On Thursday (March 23), House Republicans failed in their attempt to override President Joe Biden’s first legislative veto.
The override attempt was stopped in its tracks by a united Democratic caucus that voted against the Republicans’ attempt.
The attempt to override the veto stems from Biden’s veto on Monday (March 20), which overturned legislation passed by the House and Senate blocking a Department of Labor rule allowing retirement plan fiduciaries to consider the environmental, social, and governance (ESG) issues before making investment decisions.
In his veto statement, Biden argues that the GOP’s efforts to kill the Labor Department rule would “risk” retirement savings by making “consider[ing] risk factors MAGA House Republicans don’t like” illegal.

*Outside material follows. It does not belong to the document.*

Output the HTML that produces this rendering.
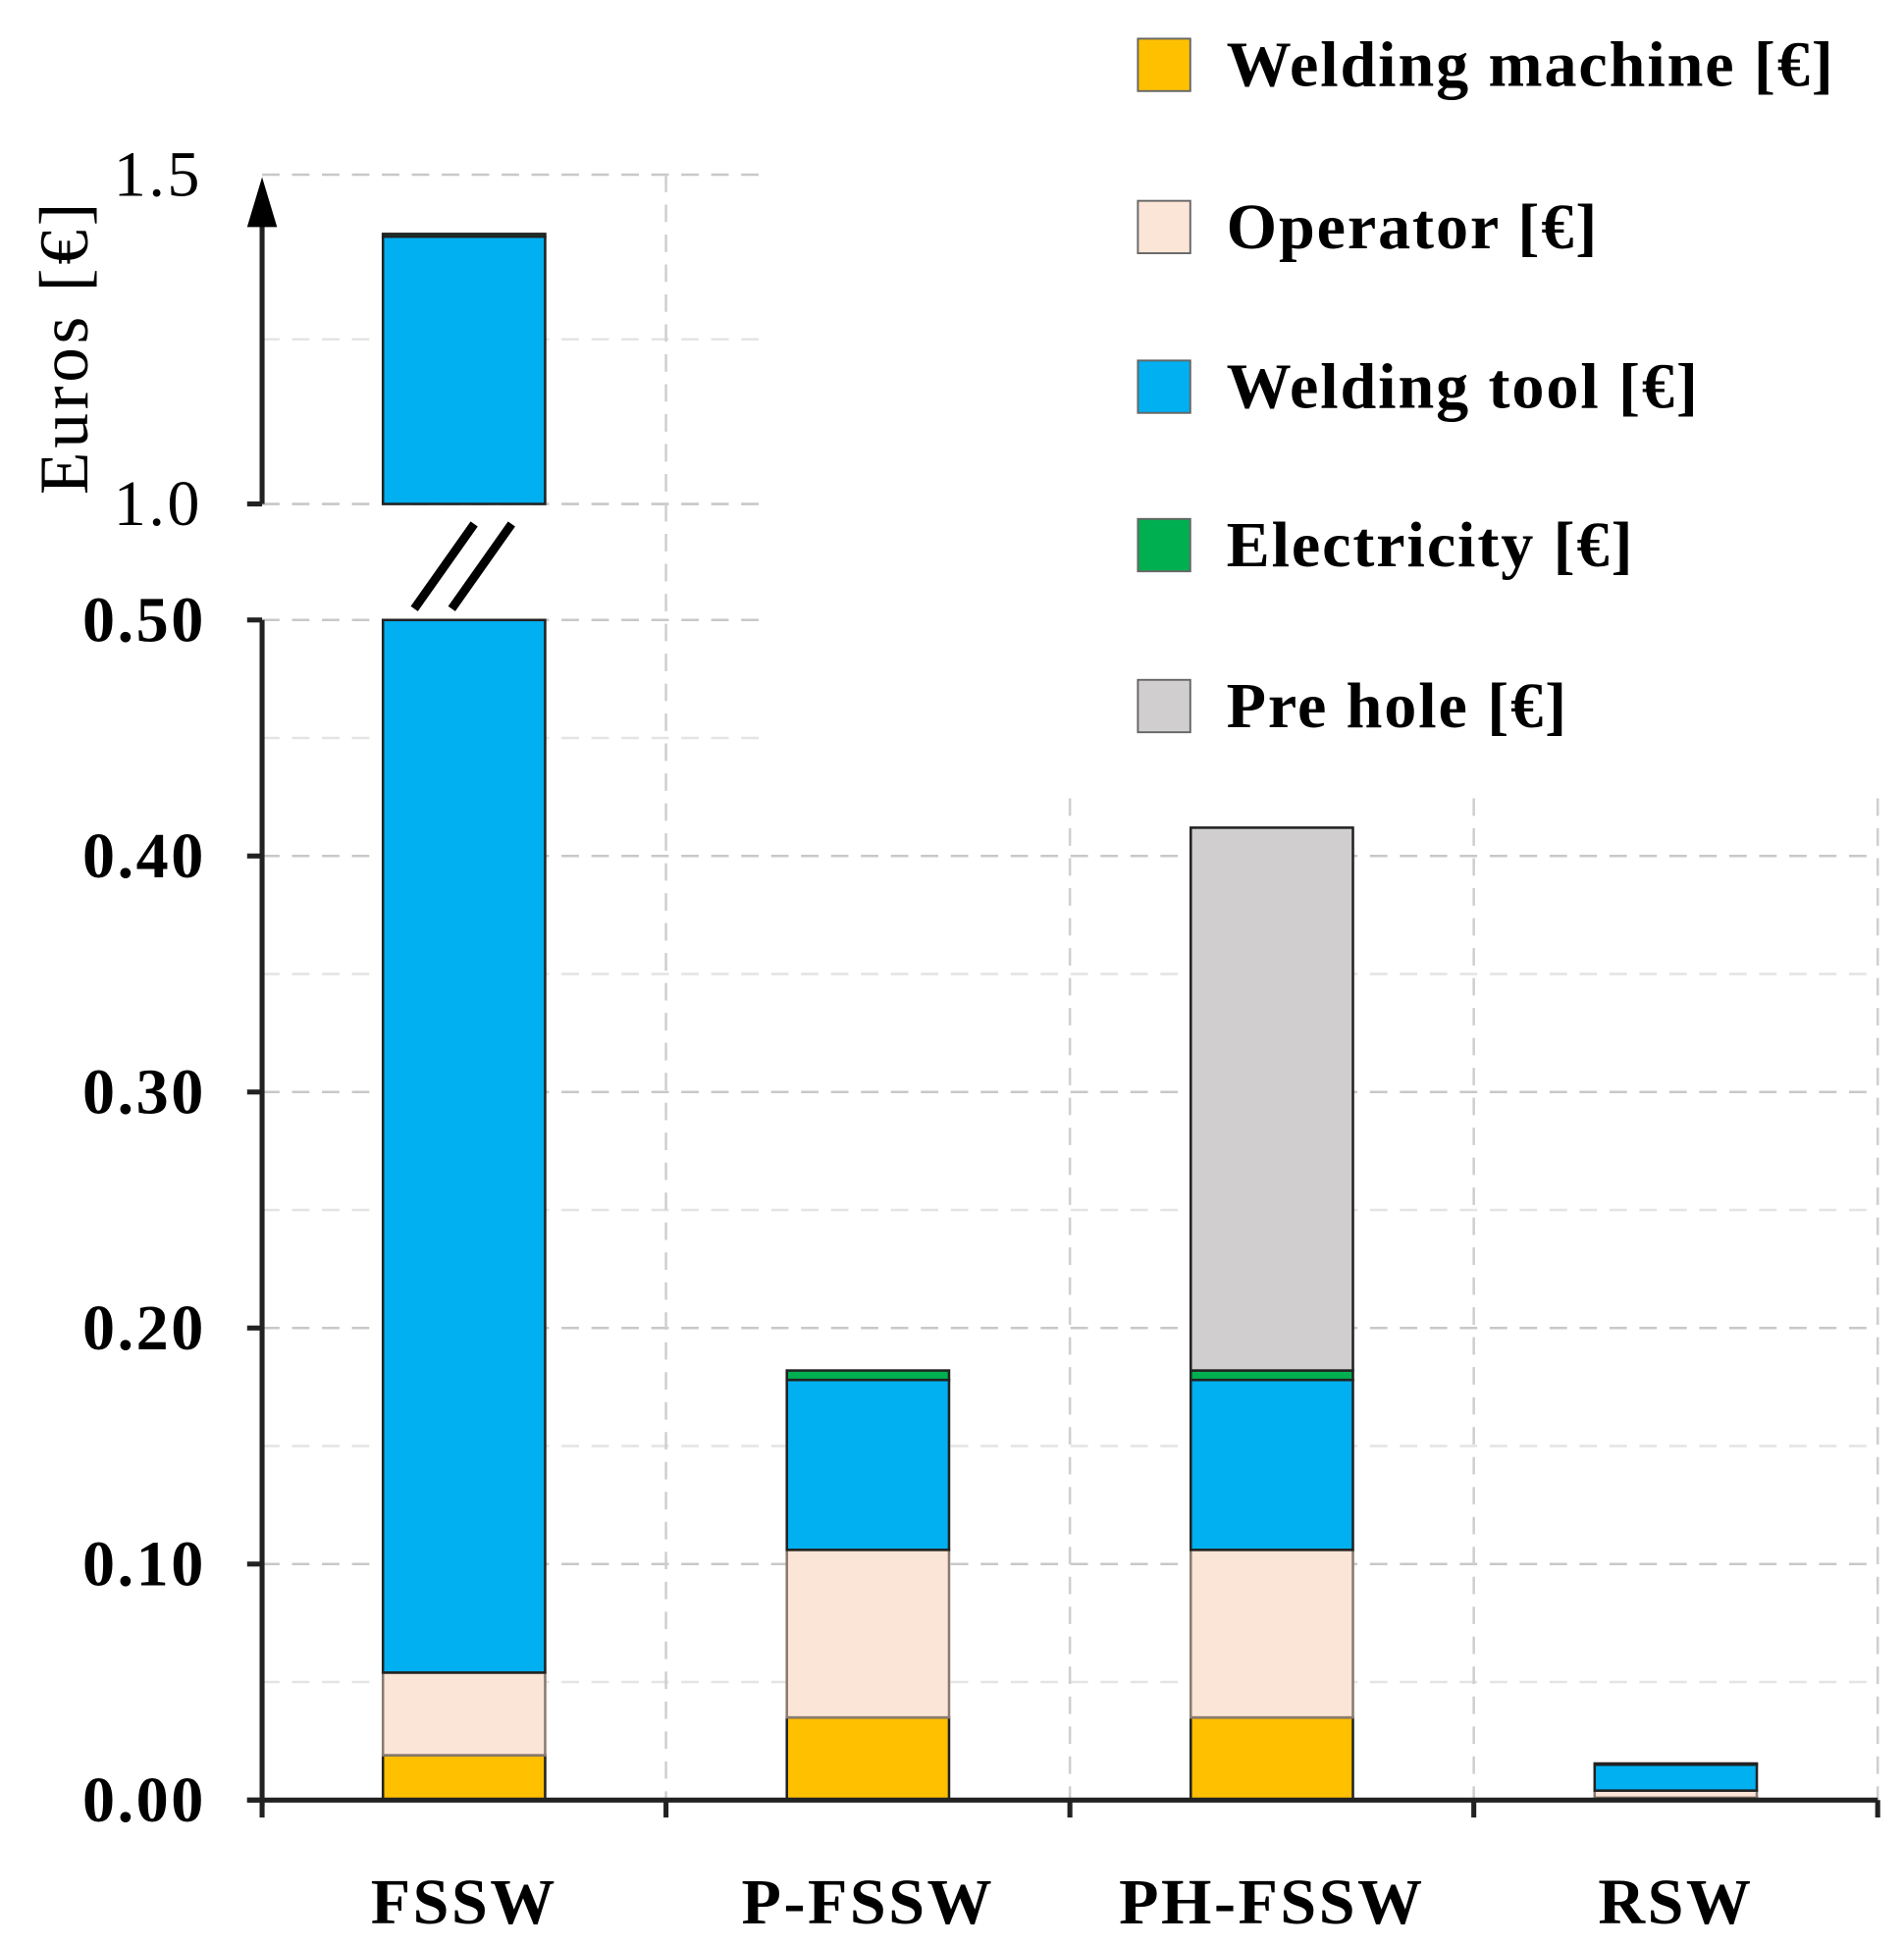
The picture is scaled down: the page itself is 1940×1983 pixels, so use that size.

However, Republicans assert it’s the Department’s ESG rule that is risking retirements, as the guidance will enable those managing retirement plans to funnel retirement investments into companies with high ESG ratings, which the GOP claims routinely underperforms other companies.
The House Republicans’ attempt to override Biden was a longshot from the outset, as the slim majority the party holds is a far cry from the two-thirds majority required by law to override a President’s veto.
Only one Democrat joined Republicans in an attempt to override the veto — bringing the final tally to 219 to 200.
During the floor debate, Democrats lauded Biden’s efforts, saying fund managers should be able to invest in companies based on their ESG agenda.
Democratic Rep. Bobby Scott (VA.) commended Biden’s veto, noting that “Workers should be able to invest their retirement savings in a way that reflects their values.”
But Republicans have pushed back, arguing the Biden administration’s support for ESG signals to companies that they may have struggle to attract investment unless they adopt that agenda.